O que demonstrava cabalmente que o produto oferecido é de espectro amplo. É como se um fabricante de automóveis dispusesse de um produto aceito pela alta renda e acessível para a baixa.
Gênios anônimos
O fato de os "superstars" nacionais estarem amarrados a contratos com gravadoras internacionais não atrapalharia o projeto de uma "musicobras" –-uma empresa (sem governo no meio) que fosse criada para trabalhar a MPB internacionalmente.
Tem-se uma oferta inesgotável de talentos, graças a mediocridade dos atuais empresários musicais.
Um exemplo simples. O grande "hit", hoje em dia, é o paraguaio-brasileiro Agostin Barrios, falecido décadas atrás e redescoberto por John Willians –considerado o maior violonista da atualidade.
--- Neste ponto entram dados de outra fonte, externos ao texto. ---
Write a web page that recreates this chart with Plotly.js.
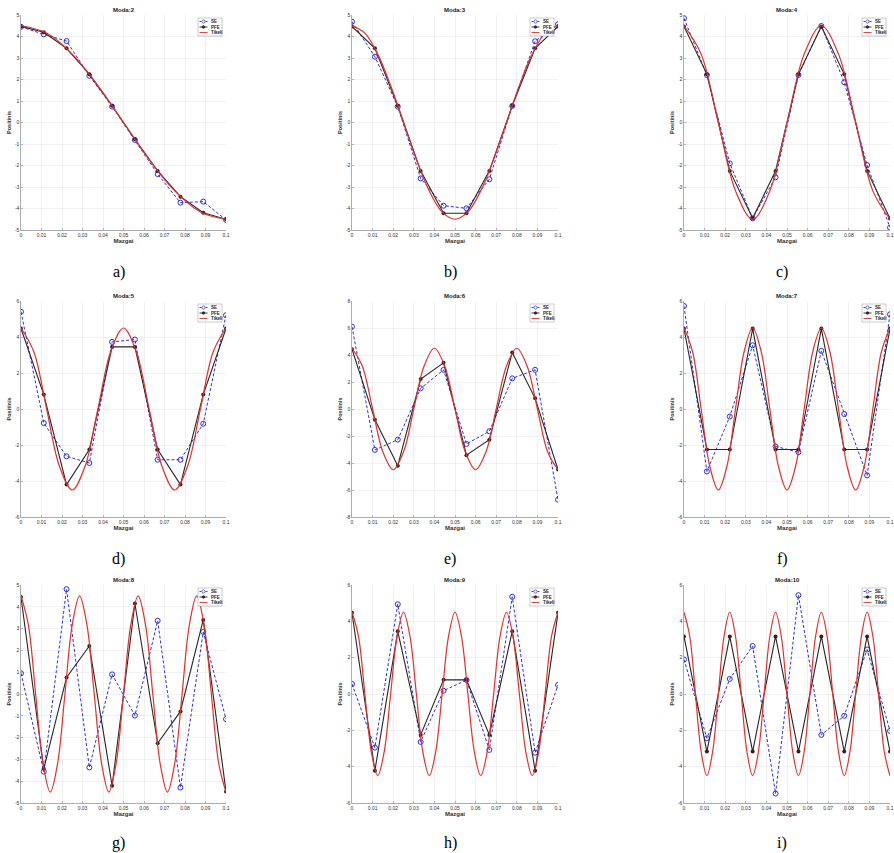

Nas lojas norte-americanas é possivel encontrar Barrios executado por Willians e por um violonista chamado Marcelo Kayath, quase no mesmo nível do gênio inglês.
A contracapa informa que Kayath é, professor de engenharia eletrônica, da Universidade Federal do Rio de Janeiro, que desistiu da carreira profissional por falta de perspectivas no Brasil.